5

Input the following little sequential program and its parallelized version in Scala REPL:

/* Activate time measurement in "App" class. Prints [total <X> ms] on exit. */
util.Properties.setProp("scala.time", "true")
/* Define sequential program version. */
object X extends App { for (x <- (1 to 10)) {Thread.sleep(1000);println(x)}}
/* Define parallel program version. Note '.par' selector on Range here. */
object Y extends App { for (y <- (1 to 10).par) {Thread.sleep(1000);println(y)}}

Executing X with X.main(Array.empty) gives:

1
2
3
4
5
6
7
8
9
10
[total 10002ms]

Whereas Y with Y.main(Array.empty) gives:

1
6
2
7
3
8
4
9
10
5
[total 5002ms]

So far so good. But what about the following two variations of the program:

object X extends App {(1 to 10).foreach{Thread.sleep(1000);println(_)}}
object Y extends App {(1 to 10).par.foreach{Thread.sleep(1000);println(_)}}

The give me runtimes of [total 1002ms] and [total 1002ms] respectively. How can this be?

Tim Friske
  • 2,012
  • 1
  • 18
  • 28
  • Just speculation: since foreach does not return a sensible value, maybe the program quits before all tasks have been executed. Do you get all 10 outputs? – ziggystar Sep 18 '11 at 15:39
  • Yes, I do in the for-comprehension-, as well as in the functional approach. – Tim Friske Sep 18 '11 at 15:48

2 Answers2

7

This have nothing to do with parallel collections. The problem is hidden in the function literal. You can see it if you let the compiler show the AST (with option -Xprint:typer):

for (x <- (1 to 10)) {Thread.sleep(1000);println(x)}

produces

scala.this.Predef.intWrapper(1).to(10).foreach[Unit](((x: Int) => {
  java.this.lang.Thread.sleep(1000L);
  scala.this.Predef.println(x)
}))

whereas

(1 to 10).foreach{Thread.sleep(1000);println(_)}

produces

scala.this.Predef.intWrapper(1).to(10).foreach[Unit]({
  java.this.lang.Thread.sleep(1000L);
  ((x$1: Int) => scala.this.Predef.println(x$1))
})

There is a little difference. If you want the expected result you have to change the foreach-expression to

(1 to 10).foreach{x => Thread.sleep(1000);println(x)}

But what is the difference? In your code you declare a block to foreach and after executing the block it will return the function to execute. Then this returned function is delivered to foreach and not the block which contains it.

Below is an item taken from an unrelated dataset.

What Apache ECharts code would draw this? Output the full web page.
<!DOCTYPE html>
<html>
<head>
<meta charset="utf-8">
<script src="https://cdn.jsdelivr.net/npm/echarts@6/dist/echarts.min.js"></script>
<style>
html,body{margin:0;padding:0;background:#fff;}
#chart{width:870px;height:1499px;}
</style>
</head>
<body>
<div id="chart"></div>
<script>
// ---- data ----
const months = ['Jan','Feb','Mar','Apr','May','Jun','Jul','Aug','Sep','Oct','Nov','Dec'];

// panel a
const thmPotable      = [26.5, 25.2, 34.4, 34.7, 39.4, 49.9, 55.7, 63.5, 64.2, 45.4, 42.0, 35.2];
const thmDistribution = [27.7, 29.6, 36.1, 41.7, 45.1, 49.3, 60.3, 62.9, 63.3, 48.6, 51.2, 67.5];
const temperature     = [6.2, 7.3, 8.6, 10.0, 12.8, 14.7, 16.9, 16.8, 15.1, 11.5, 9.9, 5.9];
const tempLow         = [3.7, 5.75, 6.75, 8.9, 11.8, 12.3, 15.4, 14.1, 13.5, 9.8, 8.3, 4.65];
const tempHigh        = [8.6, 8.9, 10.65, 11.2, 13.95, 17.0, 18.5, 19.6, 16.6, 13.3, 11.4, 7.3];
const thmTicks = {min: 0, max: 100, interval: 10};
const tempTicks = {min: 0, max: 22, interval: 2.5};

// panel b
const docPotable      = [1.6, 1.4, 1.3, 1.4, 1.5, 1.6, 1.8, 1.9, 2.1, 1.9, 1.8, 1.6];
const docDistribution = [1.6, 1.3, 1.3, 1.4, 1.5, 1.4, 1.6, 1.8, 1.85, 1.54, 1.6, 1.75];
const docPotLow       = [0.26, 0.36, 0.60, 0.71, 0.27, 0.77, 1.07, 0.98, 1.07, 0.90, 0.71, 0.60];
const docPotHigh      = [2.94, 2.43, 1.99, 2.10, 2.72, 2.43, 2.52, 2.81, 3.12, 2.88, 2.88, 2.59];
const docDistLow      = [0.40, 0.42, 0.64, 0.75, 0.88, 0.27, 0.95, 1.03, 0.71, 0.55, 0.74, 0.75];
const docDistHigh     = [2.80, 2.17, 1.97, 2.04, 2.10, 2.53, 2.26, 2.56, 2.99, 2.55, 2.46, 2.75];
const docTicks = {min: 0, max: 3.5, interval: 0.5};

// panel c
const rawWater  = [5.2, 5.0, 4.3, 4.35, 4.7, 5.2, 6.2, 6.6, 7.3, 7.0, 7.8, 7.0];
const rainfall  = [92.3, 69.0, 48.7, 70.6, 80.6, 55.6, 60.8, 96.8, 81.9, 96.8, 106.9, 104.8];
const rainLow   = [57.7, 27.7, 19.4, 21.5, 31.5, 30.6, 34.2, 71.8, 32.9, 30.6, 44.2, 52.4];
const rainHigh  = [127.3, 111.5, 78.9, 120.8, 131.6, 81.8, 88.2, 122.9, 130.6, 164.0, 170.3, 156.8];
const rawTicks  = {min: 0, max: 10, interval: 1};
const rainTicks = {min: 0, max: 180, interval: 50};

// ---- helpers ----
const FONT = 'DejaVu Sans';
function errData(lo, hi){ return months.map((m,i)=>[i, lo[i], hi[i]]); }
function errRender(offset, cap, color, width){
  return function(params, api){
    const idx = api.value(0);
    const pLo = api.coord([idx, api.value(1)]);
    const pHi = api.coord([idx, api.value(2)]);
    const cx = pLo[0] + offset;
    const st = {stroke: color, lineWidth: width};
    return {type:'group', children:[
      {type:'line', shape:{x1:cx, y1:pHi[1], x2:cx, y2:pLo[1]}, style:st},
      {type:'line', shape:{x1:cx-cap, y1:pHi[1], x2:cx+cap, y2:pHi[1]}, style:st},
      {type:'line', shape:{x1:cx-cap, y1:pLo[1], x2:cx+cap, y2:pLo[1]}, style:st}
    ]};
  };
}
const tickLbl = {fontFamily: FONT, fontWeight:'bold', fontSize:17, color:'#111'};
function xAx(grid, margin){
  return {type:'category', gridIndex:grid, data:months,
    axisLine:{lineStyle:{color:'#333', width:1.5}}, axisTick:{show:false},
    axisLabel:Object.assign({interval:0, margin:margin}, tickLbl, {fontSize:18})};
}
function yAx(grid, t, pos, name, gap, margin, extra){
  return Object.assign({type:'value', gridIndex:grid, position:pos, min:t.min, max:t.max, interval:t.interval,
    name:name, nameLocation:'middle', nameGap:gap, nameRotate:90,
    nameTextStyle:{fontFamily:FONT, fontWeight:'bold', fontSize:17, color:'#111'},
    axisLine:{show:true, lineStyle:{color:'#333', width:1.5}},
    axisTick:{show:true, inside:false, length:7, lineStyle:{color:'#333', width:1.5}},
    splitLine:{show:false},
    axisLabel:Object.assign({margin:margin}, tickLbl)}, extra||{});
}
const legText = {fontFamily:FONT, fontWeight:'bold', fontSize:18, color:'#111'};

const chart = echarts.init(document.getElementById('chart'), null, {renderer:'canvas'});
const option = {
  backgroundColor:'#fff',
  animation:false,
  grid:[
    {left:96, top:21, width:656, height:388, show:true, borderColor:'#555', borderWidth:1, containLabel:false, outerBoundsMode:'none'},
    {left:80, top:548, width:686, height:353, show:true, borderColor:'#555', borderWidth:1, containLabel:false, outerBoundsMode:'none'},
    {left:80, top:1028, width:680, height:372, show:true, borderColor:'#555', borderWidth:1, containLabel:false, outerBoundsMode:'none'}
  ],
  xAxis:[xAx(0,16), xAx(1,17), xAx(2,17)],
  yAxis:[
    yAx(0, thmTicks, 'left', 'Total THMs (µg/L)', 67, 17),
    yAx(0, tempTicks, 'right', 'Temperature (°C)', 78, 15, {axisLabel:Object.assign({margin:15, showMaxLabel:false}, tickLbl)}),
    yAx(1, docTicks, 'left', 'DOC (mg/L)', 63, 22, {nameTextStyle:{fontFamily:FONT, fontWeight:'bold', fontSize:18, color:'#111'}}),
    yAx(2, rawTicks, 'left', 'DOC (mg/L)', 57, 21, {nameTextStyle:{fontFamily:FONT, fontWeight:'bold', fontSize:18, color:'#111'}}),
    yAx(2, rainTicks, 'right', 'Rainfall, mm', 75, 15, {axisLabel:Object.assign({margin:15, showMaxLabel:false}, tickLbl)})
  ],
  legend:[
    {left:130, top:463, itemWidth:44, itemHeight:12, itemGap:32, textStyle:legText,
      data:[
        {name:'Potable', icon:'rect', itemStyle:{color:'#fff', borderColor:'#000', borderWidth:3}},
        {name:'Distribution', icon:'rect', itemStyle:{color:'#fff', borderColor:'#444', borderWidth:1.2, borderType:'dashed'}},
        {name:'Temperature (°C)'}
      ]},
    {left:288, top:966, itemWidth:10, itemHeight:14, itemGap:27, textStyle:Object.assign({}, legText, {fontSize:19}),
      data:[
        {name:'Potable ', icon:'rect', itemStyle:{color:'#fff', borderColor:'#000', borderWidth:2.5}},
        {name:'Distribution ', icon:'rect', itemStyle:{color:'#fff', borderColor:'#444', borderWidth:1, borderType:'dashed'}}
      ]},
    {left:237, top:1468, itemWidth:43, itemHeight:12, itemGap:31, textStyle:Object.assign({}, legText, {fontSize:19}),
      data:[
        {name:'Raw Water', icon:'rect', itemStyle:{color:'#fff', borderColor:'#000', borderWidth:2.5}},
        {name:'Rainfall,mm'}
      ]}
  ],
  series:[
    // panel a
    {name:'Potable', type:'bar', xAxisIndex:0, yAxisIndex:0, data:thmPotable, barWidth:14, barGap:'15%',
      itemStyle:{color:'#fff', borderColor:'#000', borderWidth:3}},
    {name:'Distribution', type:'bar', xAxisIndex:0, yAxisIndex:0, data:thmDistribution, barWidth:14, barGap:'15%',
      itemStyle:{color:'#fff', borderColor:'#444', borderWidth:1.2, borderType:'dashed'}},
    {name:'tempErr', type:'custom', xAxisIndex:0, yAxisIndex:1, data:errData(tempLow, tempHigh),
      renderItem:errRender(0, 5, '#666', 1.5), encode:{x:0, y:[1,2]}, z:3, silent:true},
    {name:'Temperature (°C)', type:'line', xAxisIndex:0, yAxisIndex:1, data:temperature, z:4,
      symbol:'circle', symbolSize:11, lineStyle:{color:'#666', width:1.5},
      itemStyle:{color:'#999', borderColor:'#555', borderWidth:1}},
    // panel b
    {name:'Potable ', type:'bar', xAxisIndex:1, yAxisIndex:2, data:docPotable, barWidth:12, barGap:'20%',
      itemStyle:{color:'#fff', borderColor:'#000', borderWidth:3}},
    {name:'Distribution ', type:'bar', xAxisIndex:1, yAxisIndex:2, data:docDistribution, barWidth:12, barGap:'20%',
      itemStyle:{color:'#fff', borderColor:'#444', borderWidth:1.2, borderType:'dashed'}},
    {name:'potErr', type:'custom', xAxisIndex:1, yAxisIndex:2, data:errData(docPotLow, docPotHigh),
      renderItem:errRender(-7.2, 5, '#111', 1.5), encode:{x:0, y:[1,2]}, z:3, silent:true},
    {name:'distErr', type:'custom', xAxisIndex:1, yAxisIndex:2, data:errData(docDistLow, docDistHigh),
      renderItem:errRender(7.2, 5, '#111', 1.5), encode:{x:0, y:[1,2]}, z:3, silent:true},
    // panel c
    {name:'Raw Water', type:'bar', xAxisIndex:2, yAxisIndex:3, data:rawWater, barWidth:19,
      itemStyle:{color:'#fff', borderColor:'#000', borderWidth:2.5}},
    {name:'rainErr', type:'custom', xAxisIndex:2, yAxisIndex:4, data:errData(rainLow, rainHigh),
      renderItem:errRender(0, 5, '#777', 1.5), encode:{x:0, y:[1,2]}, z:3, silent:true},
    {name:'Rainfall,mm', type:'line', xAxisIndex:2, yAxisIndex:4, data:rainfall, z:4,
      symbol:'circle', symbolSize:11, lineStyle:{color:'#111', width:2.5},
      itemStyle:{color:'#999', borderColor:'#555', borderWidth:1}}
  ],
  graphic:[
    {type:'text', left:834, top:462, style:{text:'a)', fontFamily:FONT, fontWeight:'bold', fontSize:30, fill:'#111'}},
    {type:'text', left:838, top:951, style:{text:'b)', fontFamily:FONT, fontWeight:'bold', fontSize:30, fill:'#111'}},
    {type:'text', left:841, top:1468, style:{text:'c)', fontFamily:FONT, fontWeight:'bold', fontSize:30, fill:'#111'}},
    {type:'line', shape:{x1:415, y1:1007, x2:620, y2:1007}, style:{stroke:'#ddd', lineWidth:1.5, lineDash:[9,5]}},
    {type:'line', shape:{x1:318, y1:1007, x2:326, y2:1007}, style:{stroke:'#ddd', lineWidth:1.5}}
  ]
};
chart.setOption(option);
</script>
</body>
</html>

This mistake is often done. It has to do with the underscore literal. Maybe this question helps you.

Community
  • 1
  • 1
kiritsuku
  • 52,967
  • 18
  • 114
  • 136
  • 1
    So never write imperative code in Scala? Who would have thought of this? – ziggystar Sep 18 '11 at 16:32
  • 1
    The rules for the underscore literal must be known in order to use it correct. As I said this is not a problem of parallel collections. – kiritsuku Sep 18 '11 at 16:48
  • Thanks for sharing your insights. Especially the hint about that compiler option was very helpful to see how the expressions get "desugared". I have also read the article you were pointing me to. I read it twice but still having some problems with remembering all these rules. – Tim Friske Sep 18 '11 at 16:54
  • Another excellent answer. That German Scala Tutorial must be really good! :-) – Daniel C. Sobral Sep 19 '11 at 15:42
  • Thanks, Daniel. Nice to hear that from you. ;) – kiritsuku Sep 19 '11 at 16:00
0

An interesting way of thinking about it is that because scala is call-by-value (Call by name vs call by value in Scala, clarification needed) when you hand {Thread.sleep(1000);println()} to foreach you evaluate the the block {Thread.sleep(1000);println()} only once and hand only the resulting println(_) function to foreach. When you do foreach(x => Thread.sleep(1000); println(x)) you are handing Thread.sleep(1000) as well as the println(x) into the function foreach. This is just another way of saying what sschaef already said.

Community
  • 1
  • 1
Andrew Cassidy
  • 2,940
  • 1
  • 22
  • 46